# I & D of Hand



## jdibble (Mar 10, 2011)

Is there a code for an I&D of the metacarpals or would I have to use 10140?  Can someone review the following surgical note from Ortho and let me know if there is a better CPT code to use?

PREOP DIAGNOSIS:  Infected right hand. 

POSTOP DIAGNOSIS:  Infected hematoma of the right hand. 

PROCEDURE:  Incision and drainage with irrigation of the right hand. 

Procedure was as follows:  After the patient was anesthetized, the right upper extremity was prepped and draped in the usual sterile fashion.  Tourniquet was applied but was not used throughout the procedure.  At this time, after a time out to verify the patient, the laterality, antibiotics, etc., a longitudinal incision was made in the area of the 4th metacarpal and subsequently in the area of the second metacarpal.  This was taken down subcutaneously.  It was very edematous.  On putting in a clamp to spread it a little bit, it became evident there was some pus.  It was just a small amount but cultures and sensitivities were done.  There was a small amount of pus also along the other one but it was minimal.  Again, there was a lot of edema.  The wounds were inspected.  I did not see any more pus, even though I palpated the hand and actually pushed on it palmarly, as well as dorsally.  It was therefore irrigated with gentamicin solution.  The thenar eminence was then evaluated and it was still quite swollen.  I was concerned that there might be a pocket of pus there, therefore, a small incision was made right over the muscle itself and the probe was just inserted without any evidence of any either hematoma or pus.
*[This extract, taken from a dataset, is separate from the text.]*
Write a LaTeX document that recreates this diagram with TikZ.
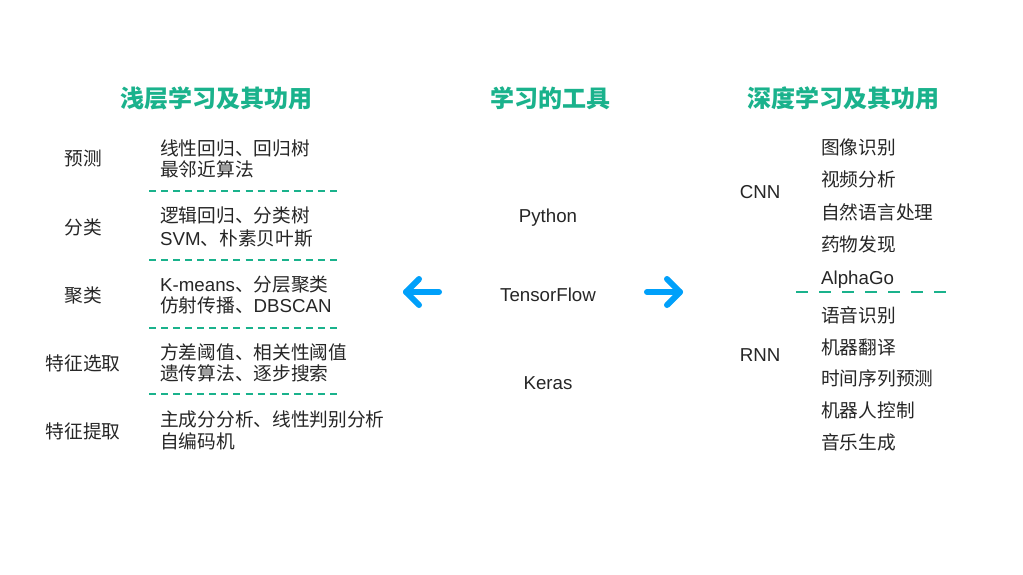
\documentclass[tikz,border=0pt]{standalone}
\usepackage{fontspec}
\setmainfont{Liberation Sans}
\newfontfamily\cjk{Noto Sans CJK SC}
\definecolor{tgreen}{RGB}{26,178,140}
\definecolor{txt}{RGB}{38,38,38}
\definecolor{ablue}{RGB}{0,160,250}
\begin{document}
\begin{tikzpicture}[x=1pt,y=-1pt,
  title/.style={font=\cjk\bfseries\fontsize{24}{28}\selectfont, text=tgreen, anchor=base, inner sep=0pt},
  cat/.style={font=\cjk\fontsize{18.7}{22}\selectfont, text=txt, anchor=base, inner sep=0pt},
  item/.style={cat, anchor=base west},
  lat/.style={font=\fontsize{18.7}{22}\selectfont, text=txt, anchor=base, inner sep=0pt},
  sepl/.style={draw=tgreen, line width=1.3pt, dash pattern=on 7pt off 5.07pt},
  sepr/.style={draw=tgreen, line width=1.3pt, dash pattern=on 11.5pt off 11.58pt},
  bigarrow/.style={draw=ablue, line width=6pt, line cap=round, line join=round}
]
\useasboundingbox[fill=white] (0,0) rectangle (1023,574);

% titles
\node[title] (t1) at (216,107) {浅层学习及其功用};
\node[title] (t2) at (550,107) {学习的工具};
\node[title] (t3) at (843,107) {深度学习及其功用};

% left column
\node[cat] (c1) at (83,165) {预测};
\node[cat] (c2) at (83,234) {分类};
\node[cat] (c3) at (83,302) {聚类};
\node[cat] (c4) at (83,370) {特征选取};
\node[cat] (c5) at (83,438) {特征提取};

\node[item] (a1) at (160,155) {线性回归、回归树};
\node[item] (a2) at (160,176) {最邻近算法};
\node[item] (b1) at (160,222) {逻辑回归、分类树};
\node[item] (b2) at (160,245) {{\rmfamily SVM}、朴素贝叶斯};
\node[item] (d1) at (160,291) {{\rmfamily K-means}、分层聚类};
\node[item] (d2) at (160,312) {仿射传播、{\rmfamily DBSCAN}};
\node[item] (e1) at (160,359) {方差阈值、相关性阈值};
\node[item] (e2) at (160,380) {遗传算法、逐步搜索};
\node[item] (f1) at (160,426) {主成分分析、线性判别分析};
\node[item] (f2) at (160,448) {自编码机};

\coordinate (s1a) at (149,191); \coordinate (s1b) at (337,191);
\coordinate (s2a) at (149,260); \coordinate (s2b) at (337,260);
\coordinate (s3a) at (149,328); \coordinate (s3b) at (337,328);
\coordinate (s4a) at (149,394); \coordinate (s4b) at (337,394);
\draw[sepl] (s1a) -- (s1b);
\draw[sepl] (s2a) -- (s2b);
\draw[sepl] (s3a) -- (s3b);
\draw[sepl] (s4a) -- (s4b);

% middle
\node[lat] (py) at (548,222) {Python};
\node[lat] (tf) at (548,301) {TensorFlow};
\node[lat] (ke) at (548,389) {Keras};

% arrows
\coordinate (lt) at (406,292); \coordinate (ls) at (439,292);
\coordinate (lu) at (419,279); \coordinate (ld) at (419,305);
\draw[bigarrow] (ls) -- (lt);
\draw[bigarrow] (lu) -- (lt) -- (ld);
\coordinate (rt) at (680,292); \coordinate (rs) at (647,292);
\coordinate (ru) at (667,279); \coordinate (rd) at (667,305);
\draw[bigarrow] (rs) -- (rt);
\draw[bigarrow] (ru) -- (rt) -- (rd);

% right column
\node[lat] (cnn) at (760,198) {CNN};
\node[lat] (rnn) at (760,361) {RNN};

\node[item] (g1) at (821,154) {图像识别};
\node[item] (g2) at (821,186) {视频分析};
\node[item] (g3) at (821,219) {自然语言处理};
\node[item] (g4) at (821,251) {药物发现};
\node[item, font=\fontsize{18.7}{22}\selectfont] (g5) at (821,284) {AlphaGo};
\coordinate (s5a) at (796,292); \coordinate (s5b) at (946,292);
\draw[sepr] (s5a) -- (s5b);
\node[item] (h1) at (821,322) {语音识别};
\node[item] (h2) at (821,354) {机器翻译};
\node[item] (h3) at (821,385) {时间序列预测};
\node[item] (h4) at (821,417) {机器人控制};
\node[item] (h5) at (821,449) {音乐生成};
\end{tikzpicture}
\end{document}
This being the situation, all the wounds were copiously irrigated and closed using 4-0 Vicryl subcutaneously and 5-0 nylon for the skin.  A Hemovac drain was inserted so as not to allow any more accumulation of a hematoma.  At this time, the wounds were cleaned and dressed using bacitracin and Adaptic.  A bulky dressing was applied.  Anesthesia was reversed.  The patient tolerated the procedure well and left the OR in good condition. 

Thanks,


----------



## susanp (Mar 10, 2011)

I think 10140 is the best code for the procedure performed.  Depending on the carrier, it might warrant appending modifier 22 since it seems to have been more extensive than just an I&D.  

If this was a postoperative wound then 10180 might be the code to use in this case.


----------



## jdibble (Mar 10, 2011)

Thanks Susan for your help.

I thought that was what I had to use but I was hoping I was missing something and there was another code.  This was not post op either.

Thanks again!


----------